Carranza era ya, mediada la década de los 40, un poeta célebre quien, en cierto modo, había desplazado a Valencia, arrebatándole su "cetro de insigne marfil". Viajaría, entonces a Chile, como agregado cultural. Chile, donde su amigo Neruda lo reconocería como poeta del aire mientras se autocalificaba de poeta de la tierra, permaneciendo allí de 1946 a 1947, y más tarde, de 1951 a 1958, iría, como consejero cultural, a España. Una época radiante de su vida, en la cual Menéndez Pidal y Azorín, Aleixandre y Gerardo Diego, Dalí y Panero, lo exaltarían como un nuevo Darío, de vuelta a la Madre Patria. Pero el entusiasmo que despertaba en él una tierra tan próxima a su afecto, y de la cual su poesía se había nutrido en exceso, como no dejó de anotarlo el siempre riguroso Hernando Téllez, se manifestó, paradójicamente, en un libro desolado, libro que marca un viraje decisivo en su poesía: El olvidado y Alhambra, 1957.
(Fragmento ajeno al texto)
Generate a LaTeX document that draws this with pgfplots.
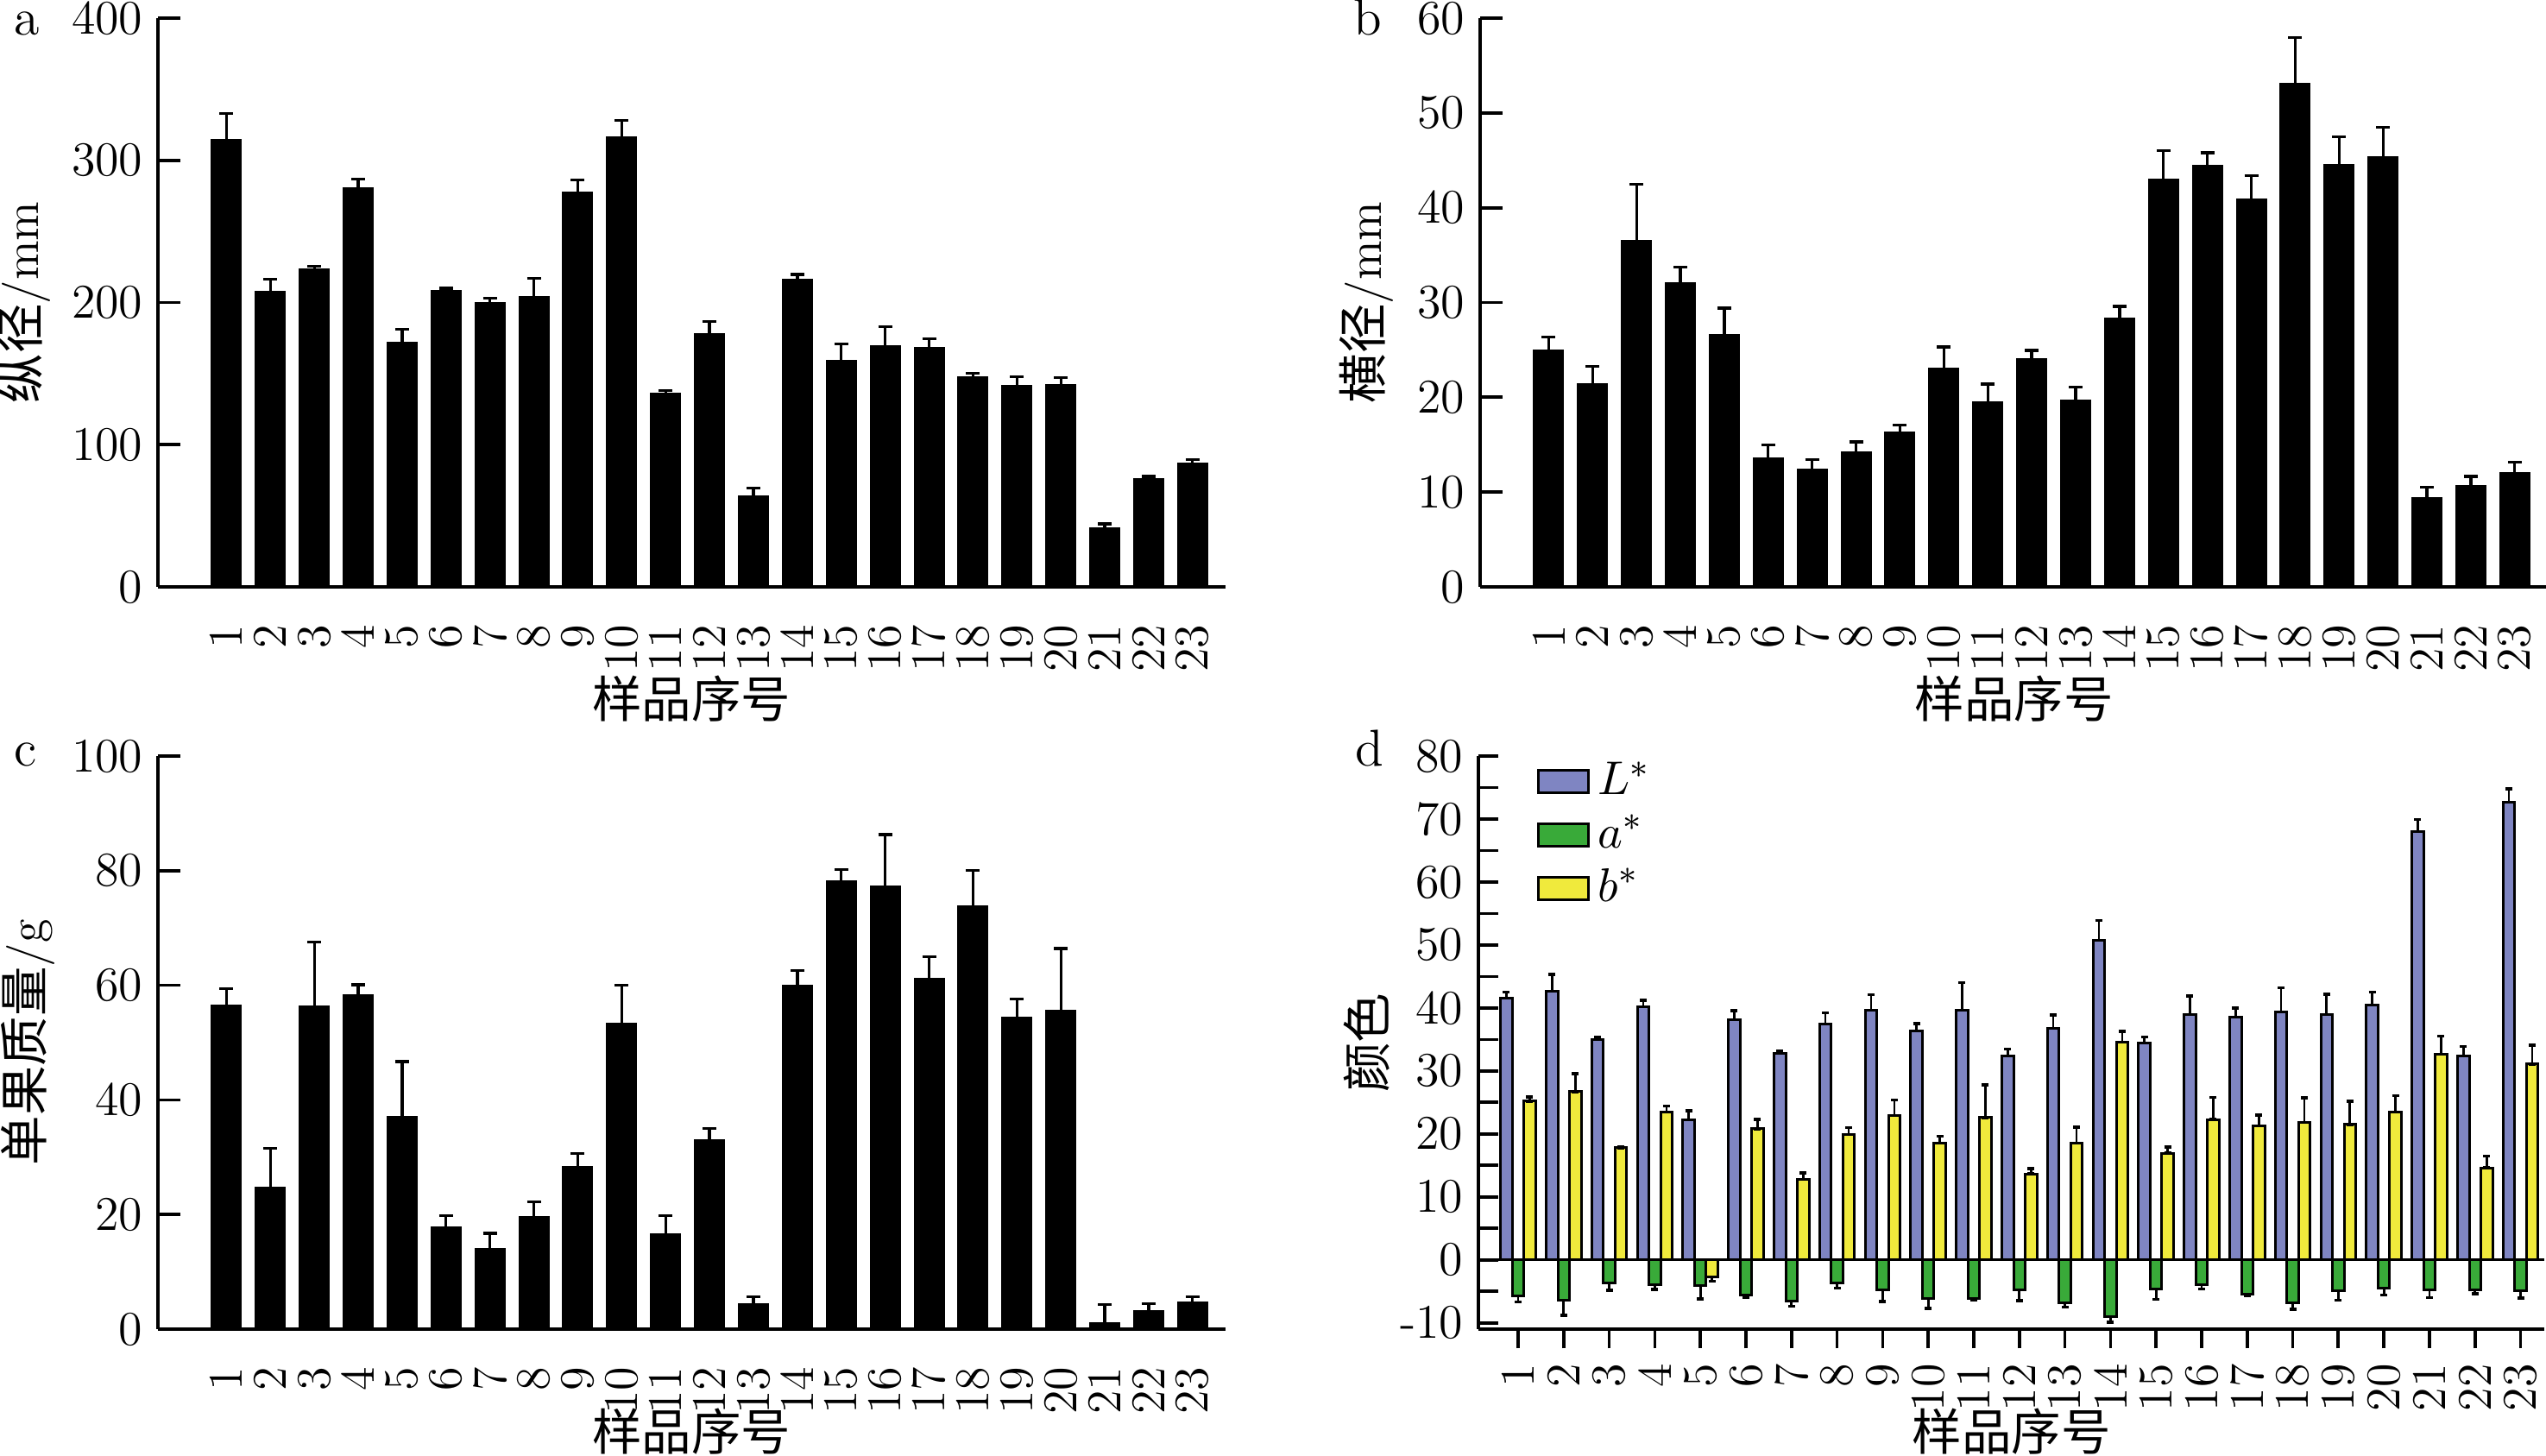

"La idea del tiempo preside esta poesía": las palabras de Dámaso Alonso, en el prólogo, definen con certeza las características de dicho volumen. Al lado de la sensualidad, delicada y apasionada a la vez; en medio del carácter nítido, y casi dibujable de estos poemas —poemas árabes, los llama Alonso— se impone la presencia obsesiva, y avasalladora, de lo que pasa y no vuelve. "Me estoy hundiendo en el olvido,/ en su arena devoradora. (...) Amor, acaba de olvidarme./ Y Dios se apiade de mi alma". Unos renglones así comprueban la intensidad despojada que la poesía de Carranza había adquirido. Ya no era una poesía transparente y luminosa, aureolada de ensueños. Era una poesía elocuente en su tristeza. Era ya el tono que habría de permitirle escribir, a sus 60 años de edad, sus mejores poemas: los que se agrupan en sus dos últimos libros: Hablar soñando, de 1974, y Epístola mortal, de 1975.

Poesía erótica, poesía exaltada, en ella un denso aroma carnal impregna sus palabras, grávidas de pasión. Sus dos temas centrales, la tierra y la mujer, se funden en un mismo abrazo desesperado: "declives azules confluyendo/ en un rosal vertiginoso/ con su rosa entreabierta o brasa húmeda". Este lenguaje cálido y exultante, que abarca desde "la venada en brama" hasta "el arroz nupcial" estalla, y se afianza, en su avidez desesperada, en el mismo instante en que el tiempo le recuerda su "manera de ser mortal"; en el mismo momento que las cosas le revelan "el horror que tienen detrás". Y es allí, en esa tensión enardecida y viril, donde la poesía de Carranza alcanza un deslumbramiento otoñal, lleno de agónica fuerza. Unas palabras de Álvaro Mutis expresan mejor este cambio: "El poeta que en sus primeros poemas cantara las muchachas, el cielo azul de la patria y los amores y jardines de una juventud feliz, ha comenzado ahora un desgarrado peregrinaje por las más oscuras regiones del alma, por los más secretos momentos del dolor y la insaciable pasión que define y nombra el destino del hombre sobre la tierra". El poeta que hizo de la poesía su bandera vuelve ahora a Ronsard, al Cantar de los Cantares, y reconoce su hermosa, digna, y felizmente aún no concluida derrota:


"Llevo toda la luz a cuestas. No puedo más."